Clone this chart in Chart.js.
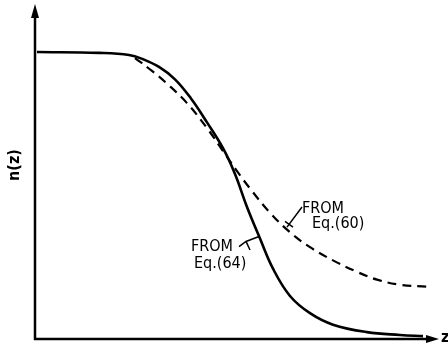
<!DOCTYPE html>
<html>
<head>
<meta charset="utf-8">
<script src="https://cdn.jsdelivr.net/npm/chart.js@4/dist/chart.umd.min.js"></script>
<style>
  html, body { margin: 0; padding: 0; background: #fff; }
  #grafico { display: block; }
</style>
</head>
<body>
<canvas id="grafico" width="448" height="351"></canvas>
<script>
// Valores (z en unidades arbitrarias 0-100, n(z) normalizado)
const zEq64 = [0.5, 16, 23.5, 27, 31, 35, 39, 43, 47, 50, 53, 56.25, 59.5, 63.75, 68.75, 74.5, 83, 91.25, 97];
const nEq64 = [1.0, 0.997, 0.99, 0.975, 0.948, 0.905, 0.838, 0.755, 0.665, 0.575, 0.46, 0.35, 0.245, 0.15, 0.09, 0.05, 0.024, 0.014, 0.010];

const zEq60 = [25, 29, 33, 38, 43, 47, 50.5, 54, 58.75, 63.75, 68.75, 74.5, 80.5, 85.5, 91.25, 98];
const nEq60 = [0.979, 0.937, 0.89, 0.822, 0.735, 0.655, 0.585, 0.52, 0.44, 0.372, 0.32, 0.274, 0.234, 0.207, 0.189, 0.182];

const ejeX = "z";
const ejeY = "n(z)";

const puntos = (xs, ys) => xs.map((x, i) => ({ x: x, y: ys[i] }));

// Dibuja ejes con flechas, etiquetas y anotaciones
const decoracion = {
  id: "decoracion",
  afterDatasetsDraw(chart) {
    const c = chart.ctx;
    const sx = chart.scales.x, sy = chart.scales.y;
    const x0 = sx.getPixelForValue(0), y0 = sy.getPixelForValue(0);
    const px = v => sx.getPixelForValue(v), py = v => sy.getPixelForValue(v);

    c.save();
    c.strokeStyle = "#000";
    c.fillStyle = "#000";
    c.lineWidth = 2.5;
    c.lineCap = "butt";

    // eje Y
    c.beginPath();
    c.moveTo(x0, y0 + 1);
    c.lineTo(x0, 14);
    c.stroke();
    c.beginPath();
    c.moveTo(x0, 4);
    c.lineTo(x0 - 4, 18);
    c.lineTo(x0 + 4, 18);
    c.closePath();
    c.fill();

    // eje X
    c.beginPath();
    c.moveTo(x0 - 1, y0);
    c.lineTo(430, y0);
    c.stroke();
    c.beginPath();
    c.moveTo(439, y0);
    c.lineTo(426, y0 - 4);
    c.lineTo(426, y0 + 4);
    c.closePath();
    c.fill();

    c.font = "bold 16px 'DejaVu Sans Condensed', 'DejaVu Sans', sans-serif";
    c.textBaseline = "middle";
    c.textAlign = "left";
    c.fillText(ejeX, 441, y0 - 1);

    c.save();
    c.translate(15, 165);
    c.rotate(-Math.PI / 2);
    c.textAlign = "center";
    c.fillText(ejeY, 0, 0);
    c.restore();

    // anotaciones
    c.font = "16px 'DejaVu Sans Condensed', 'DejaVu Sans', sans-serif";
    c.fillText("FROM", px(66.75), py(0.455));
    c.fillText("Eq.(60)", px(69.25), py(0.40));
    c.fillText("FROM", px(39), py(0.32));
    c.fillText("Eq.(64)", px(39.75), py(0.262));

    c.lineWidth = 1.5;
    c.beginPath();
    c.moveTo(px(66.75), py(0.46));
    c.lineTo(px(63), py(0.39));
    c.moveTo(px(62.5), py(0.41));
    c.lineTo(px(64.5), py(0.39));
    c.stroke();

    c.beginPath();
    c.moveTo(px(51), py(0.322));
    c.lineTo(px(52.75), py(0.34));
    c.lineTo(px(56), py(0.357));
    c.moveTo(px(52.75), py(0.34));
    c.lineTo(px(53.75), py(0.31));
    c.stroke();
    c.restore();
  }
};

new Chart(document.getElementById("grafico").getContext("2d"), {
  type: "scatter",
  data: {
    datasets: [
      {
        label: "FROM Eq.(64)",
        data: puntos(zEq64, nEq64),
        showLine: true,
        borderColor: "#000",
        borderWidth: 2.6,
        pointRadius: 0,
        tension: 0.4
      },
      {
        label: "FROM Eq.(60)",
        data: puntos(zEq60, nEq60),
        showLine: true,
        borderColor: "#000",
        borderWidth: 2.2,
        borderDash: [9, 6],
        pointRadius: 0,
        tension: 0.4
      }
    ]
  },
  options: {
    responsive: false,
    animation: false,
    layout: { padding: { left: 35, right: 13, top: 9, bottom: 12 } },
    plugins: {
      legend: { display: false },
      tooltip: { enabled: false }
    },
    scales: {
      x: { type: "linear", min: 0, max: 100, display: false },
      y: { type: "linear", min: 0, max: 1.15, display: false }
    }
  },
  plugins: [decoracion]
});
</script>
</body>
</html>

= Given problem =
Copy the material exactly. Do not include the pictures.

= Result =
Clone this chart in Chart.js.
<!DOCTYPE html>
<html>
<head>
<meta charset="utf-8">
<script src="https://cdn.jsdelivr.net/npm/chart.js@4/dist/chart.umd.min.js"></script>
<style>
  html, body { margin: 0; padding: 0; background: #fff; }
  #grafico { display: block; }
</style>
</head>
<body>
<canvas id="grafico" width="448" height="351"></canvas>
<script>
// Valores (z en unidades arbitrarias 0-100, n(z) normalizado)
const zEq64 = [0.5, 16, 23.5, 27, 31, 35, 39, 43, 47, 50, 53, 56.25, 59.5, 63.75, 68.75, 74.5, 83, 91.25, 97];
const nEq64 = [1.0, 0.997, 0.99, 0.975, 0.948, 0.905, 0.838, 0.755, 0.665, 0.575, 0.46, 0.35, 0.245, 0.15, 0.09, 0.05, 0.024, 0.014, 0.010];

const zEq60 = [25, 29, 33, 38, 43, 47, 50.5, 54, 58.75, 63.75, 68.75, 74.5, 80.5, 85.5, 91.25, 98];
const nEq60 = [0.979, 0.937, 0.89, 0.822, 0.735, 0.655, 0.585, 0.52, 0.44, 0.372, 0.32, 0.274, 0.234, 0.207, 0.189, 0.182];

const ejeX = "z";
const ejeY = "n(z)";

const puntos = (xs, ys) => xs.map((x, i) => ({ x: x, y: ys[i] }));

// Dibuja ejes con flechas, etiquetas y anotaciones
const decoracion = {
  id: "decoracion",
  afterDatasetsDraw(chart) {
    const c = chart.ctx;
    const sx = chart.scales.x, sy = chart.scales.y;
    const x0 = sx.getPixelForValue(0), y0 = sy.getPixelForValue(0);
    const px = v => sx.getPixelForValue(v), py = v => sy.getPixelForValue(v);

    c.save();
    c.strokeStyle = "#000";
    c.fillStyle = "#000";
    c.lineWidth = 2.5;
    c.lineCap = "butt";

    // eje Y
    c.beginPath();
    c.moveTo(x0, y0 + 1);
    c.lineTo(x0, 14);
    c.stroke();
    c.beginPath();
    c.moveTo(x0, 4);
    c.lineTo(x0 - 4, 18);
    c.lineTo(x0 + 4, 18);
    c.closePath();
    c.fill();

    // eje X
    c.beginPath();
    c.moveTo(x0 - 1, y0);
    c.lineTo(430, y0);
    c.stroke();
    c.beginPath();
    c.moveTo(439, y0);
    c.lineTo(426, y0 - 4);
    c.lineTo(426, y0 + 4);
    c.closePath();
    c.fill();

    c.font = "bold 16px 'DejaVu Sans Condensed', 'DejaVu Sans', sans-serif";
    c.textBaseline = "middle";
    c.textAlign = "left";
    c.fillText(ejeX, 441, y0 - 1);

    c.save();
    c.translate(15, 165);
    c.rotate(-Math.PI / 2);
    c.textAlign = "center";
    c.fillText(ejeY, 0, 0);
    c.restore();

    // anotaciones
    c.font = "16px 'DejaVu Sans Condensed', 'DejaVu Sans', sans-serif";
    c.fillText("FROM", px(66.75), py(0.455));
    c.fillText("Eq.(60)", px(69.25), py(0.40));
    c.fillText("FROM", px(39), py(0.32));
    c.fillText("Eq.(64)", px(39.75), py(0.262));

    c.lineWidth = 1.5;
    c.beginPath();
    c.moveTo(px(66.75), py(0.46));
    c.lineTo(px(63), py(0.39));
    c.moveTo(px(62.5), py(0.41));
    c.lineTo(px(64.5), py(0.39));
    c.stroke();

    c.beginPath();
    c.moveTo(px(51), py(0.322));
    c.lineTo(px(52.75), py(0.34));
    c.lineTo(px(56), py(0.357));
    c.moveTo(px(52.75), py(0.34));
    c.lineTo(px(53.75), py(0.31));
    c.stroke();
    c.restore();
  }
};

new Chart(document.getElementById("grafico").getContext("2d"), {
  type: "scatter",
  data: {
    datasets: [
      {
        label: "FROM Eq.(64)",
        data: puntos(zEq64, nEq64),
        showLine: true,
        borderColor: "#000",
        borderWidth: 2.6,
        pointRadius: 0,
        tension: 0.4
      },
      {
        label: "FROM Eq.(60)",
        data: puntos(zEq60, nEq60),
        showLine: true,
        borderColor: "#000",
        borderWidth: 2.2,
        borderDash: [9, 6],
        pointRadius: 0,
        tension: 0.4
      }
    ]
  },
  options: {
    responsive: false,
    animation: false,
    layout: { padding: { left: 35, right: 13, top: 9, bottom: 12 } },
    plugins: {
      legend: { display: false },
      tooltip: { enabled: false }
    },
    scales: {
      x: { type: "linear", min: 0, max: 100, display: false },
      y: { type: "linear", min: 0, max: 1.15, display: false }
    }
  },
  plugins: [decoracion]
});
</script>
</body>
</html>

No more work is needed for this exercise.